Moments of truth: designing for real-life patient experiences
POSTED : November 3, 2016
BY : Guy Bourgault

Imagine rushing to the hospital with a life-threatening emergency and not being able to find the information you need to get there. Imagine having your child’s life hang in the balance as you pinch and zoom around your phone, because the hospital’s website is not mobile-friendly and doesn’t have directions to their emergency room. That’s exactly the types of patient experiences that Eric Meyer describes in Design for Real Life.

“I couldn’t find anything explaining what to do in an emergency,” Eric writes. “I kept looking for a box or banner or something that would tell me what to do, where to go, who to ask once we got there. I never found it because, as I discovered later, there was no such resource. There was no page to help. Our literal life-or-death situation was completely ignored.”

This is just the sort of “stress case” that Design for Real Life co-author Sara Wachter-Boettcher talked about in her Delight 2016 keynote presentation. And it’s far too common. Our Hospital Digital Experience Index (HDX) research, which assessed the websites of 15 top-ranked hospitals, found that even the best sometimes fall short when it comes to helping patients find the locations and services they need in an emergency.

As Sara and Eric write in their book, “If someone comes to a site or app in a moment of crisis, we bet they have a genuine need to be there—and that is the exact moment we don’t want to let them down.”

Sara offered a compelling argument for a more holistic, considerate and inclusive approach to experience design. Her approach rests on a belief that experience design cannot exist in a vacuum—that, in fact, users bring with them into any digital experience or interaction a hugely significant real-life context.

That got us thinking about some of the challenges we’ve faced when researching and designing patient experiences in healthcare. Should there be a different process for designing for environments such as healthcare, where real-life context must be taken into consideration?

A healthy concern for patient experiences

We encountered this very challenge on a recent project for a leading regional academic and research hospital. Having grown and evolved considerably over the years, the institution had outgrown its original location and expanded into a new site nearby. The expansion provided room for future growth, which they desperately needed.
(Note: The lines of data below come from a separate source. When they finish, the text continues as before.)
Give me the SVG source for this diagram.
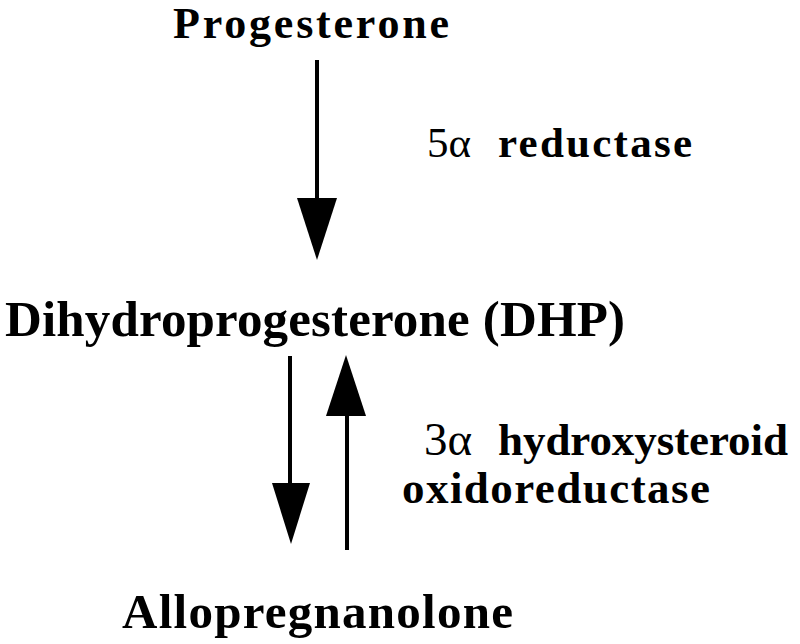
<svg xmlns="http://www.w3.org/2000/svg" width="800" height="644" viewBox="0 0 800 644">
<style>
.t{font-family:"Liberation Serif","Times New Roman",serif;fill:#000}
.b{font-weight:bold}
.r{font-weight:normal}
.shaft{stroke:#000;stroke-width:4;fill:none}
.head{fill:#000;stroke:none}
</style>
<rect width="800" height="644" fill="#fff"/>
<g id="progesterone">
<text class="t b" x="173" y="38" font-size="44" textLength="276" lengthAdjust="spacing">Progesterone</text>
</g>
<g id="dhp">
<text class="t b" x="5" y="336" font-size="51" textLength="620" lengthAdjust="spacing">Dihydroprogesterone (DHP)</text>
</g>
<g id="allopregnanolone">
<text class="t b" x="122" y="628" font-size="49" textLength="391" lengthAdjust="spacing">Allopregnanolone</text>
</g>
<g id="label-5a">
<text class="t r" x="427" y="157" font-size="43">5α</text>
<text class="t b" x="498" y="157" font-size="43" textLength="194" lengthAdjust="spacing">reductase</text>
</g>
<g id="label-3a">
<text class="t r" x="424" y="455" font-size="47">3α</text>
<text class="t b" x="498" y="455" font-size="45" textLength="290" lengthAdjust="spacing">hydroxysteroid</text>
<text class="t b" x="402" y="503" font-size="45" textLength="308" lengthAdjust="spacing">oxidoreductase</text>
</g>
<g id="connectors">
<line class="shaft" x1="317" y1="60" x2="317" y2="200"/>
<polygon class="head" points="297,198 337,198 317,260"/>
<line class="shaft" x1="290" y1="356" x2="290" y2="485"/>
<polygon class="head" points="272,483 310,483 291,544"/>
<line class="shaft" x1="347" y1="550" x2="347" y2="414"/>
<polygon class="head" points="326,416 366,416 346,355"/>
</g>
</svg>
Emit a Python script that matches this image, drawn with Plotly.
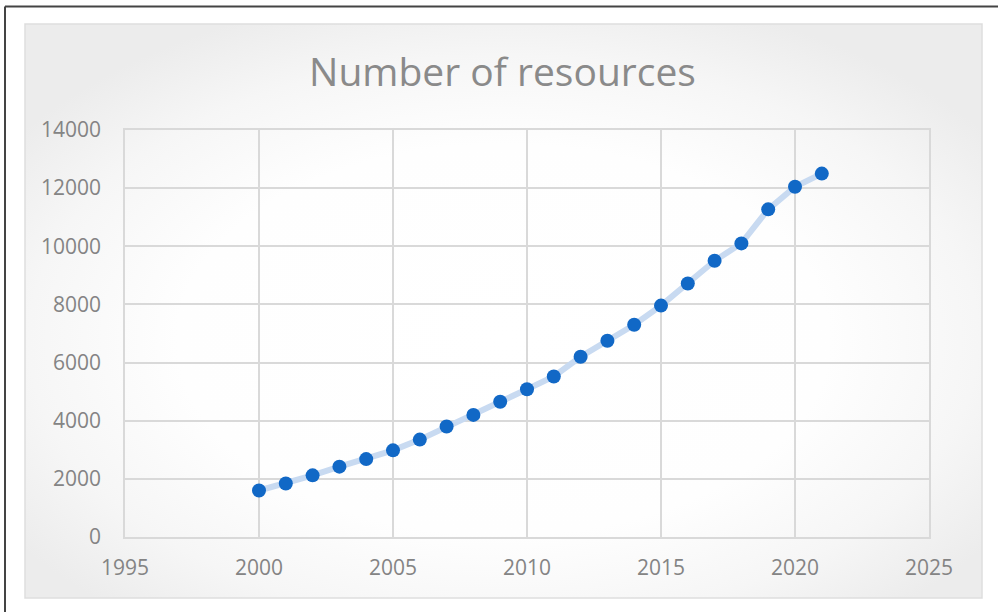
import base64
import plotly.graph_objects as go

years = list(range(2000, 2022))
resources = [1600, 1840, 2120, 2420, 2680, 2980, 3350, 3800, 4200, 4650, 5080,
             5520, 6200, 6750, 7300, 7960, 8720, 9500, 10100, 11270, 12050, 12500]
title_text = "Number of resources"

W, H = 998, 612
ML, MR, MT, MB = 125, 69, 130, 75
PW, PH = W - ML - MR, H - MT - MB


def px(x):
    return (x - ML) / PW


def py(y):
    return (H - MB - y) / PH


svg = ('<svg xmlns="http://www.w3.org/2000/svg" width="957" height="574" viewBox="0 0 957 574" preserveAspectRatio="none">'
       '<defs><radialGradient id="g" cx="50%" cy="55%" r="62%">'
       '<stop offset="0%" stop-color="#ffffff"/><stop offset="55%" stop-color="#fefefe"/>'
       '<stop offset="80%" stop-color="#f6f6f6"/><stop offset="100%" stop-color="#ececec"/>'
       '</radialGradient></defs><rect width="957" height="574" fill="url(#g)"/></svg>')
src = "data:image/svg+xml;base64," + base64.b64encode(svg.encode()).decode()

fig = go.Figure()
fig.add_trace(go.Scatter(
    x=years, y=resources, mode="lines+markers",
    line=dict(color="#c8daf1", width=6),
    marker=dict(color="#1168c6", size=14),
    showlegend=False, hoverinfo="x+y"))

bx0, bx1, by0, by1 = 25, 982, 24, 598
fig.add_layout_image(dict(source=src, xref="paper", yref="paper",
                          x=px(bx0), y=py(by0), sizex=px(bx1) - px(bx0), sizey=py(by0) - py(by1),
                          xanchor="left", yanchor="top", sizing="stretch", layer="below"))
fig.add_shape(type="rect", xref="paper", yref="paper",
              x0=px(bx0), x1=px(bx1), y0=py(by1), y1=py(by0),
              line=dict(color="#dedede", width=1.5), fillcolor="rgba(0,0,0,0)", layer="below")
# outer dark frame (top and left edges)
fig.add_shape(type="line", xref="paper", yref="paper",
              x0=px(5), x1=px(998), y0=py(6.5), y1=py(6.5), line=dict(color="#444444", width=2))
fig.add_shape(type="line", xref="paper", yref="paper",
              x0=px(5), x1=px(5), y0=py(6.5), y1=py(612), line=dict(color="#444444", width=2))

fig.update_layout(
    width=W, height=H,
    margin=dict(l=ML, r=MR, t=MT, b=MB),
    paper_bgcolor="#ffffff", plot_bgcolor="rgba(0,0,0,0)",
    title=dict(text=title_text, x=(306 + 699) / 2 / W, xanchor="center",
               y=1 - 72 / H, yanchor="middle", yref="container",
               font=dict(family="Open Sans", size=39, color="#8a8a8a")),
    font=dict(family="Open Sans", color="#808080"),
)
fig.update_xaxes(range=[1995, 2025], dtick=5, tick0=1995, showgrid=True, gridcolor="#d9d9d9",
                 gridwidth=1.5, zeroline=False, showline=True, mirror=True, linecolor="#d9d9d9",
                 linewidth=1.5, ticks="", ticklabelstandoff=11, tickformat="d",
                 tickfont=dict(family="Open Sans", size=21, color="#848484"))
fig.update_yaxes(range=[0, 14000], dtick=2000, showgrid=True, gridcolor="#d9d9d9",
                 gridwidth=1.5, zeroline=False, showline=True, mirror=True, linecolor="#d9d9d9",
                 linewidth=1.5, ticks="", ticklabelstandoff=18, tickformat="d",
                 tickfont=dict(family="Open Sans", size=21, color="#848484"))

fig.write_html("out.html")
But it made life even harder for patients who needed to get to and from one appointment or campus to another.

As questions and rescheduling requests began to roll in, they reached out to us to help design a navigation system that would give patients a better means of finding their way.

Getting to the heart of real-life patient experiences

Our approach was grounded in primary ethnographic research, where we observed patients in their own environment and interviewed them about their experiences:

  • We met people in their homes and rode along with them as they drove to the hospital, found parking, and walked to their appointments.
  • We audited all of the institution’s sources and systems (digital or physical) that provided data related to locations, directions or navigation.
  • We considered all the channels through which patients might encounter navigation assistance if our concept was implemented.
  • Finally, we envisioned a robust, holistic wayfinding experience that would meet patients’ needs, achieve the client’s objectives, and be sustainable and scalable into the future.

Testing assumptions with real patients

Building on our ethnographic research, we designed for the various modes of interaction and inquiry that we had observed, allowing a variety of ways to interact with the physical environment. But as Sara’s talk at Delight points out, experience design shouldn’t stop there. Healthcare leaders and designers need to also consider the real-life context of a broader range of patients—including stress cases. To do this, Sara highlights a few key steps to take early in the design process:

  • Challenge your vision and make space for real people. This is about identifying the underlying assumptions in your vision (everyone is able to hold a smartphone in their hand) and the biases (English language preference, unimpaired vision) that can make your design inaccessible to large populations of users. In the examples above, we could have explored how someone would use a voice-activation interface rather than a touch interface to find their way.
  • Incorporate stress cases. Stress cases are worst-case, real-life scenarios that expose how aspects of your design and content can have unintended consequences. Using the examples from our work described here, would a parent or family member responding to an emergency stop at an interactive kiosk—a machine—to get directions? Would that just make the situation worse?

Designing for healthcare is unique in the closeness, emotion, and relevance of users’ real-life context. This puts us in a position to understand users’ context better than in other industries, where exposure to real-life context can be less immediate.

In looking to influence design or change within healthcare, designers should test their assumptions with real patients and ground their baseline understanding with the entire spectrum of experiences they may have. This not only brings a deeper level of compassion and humanity to our work but also carries far-reaching consequences for the organizations that rely on our work.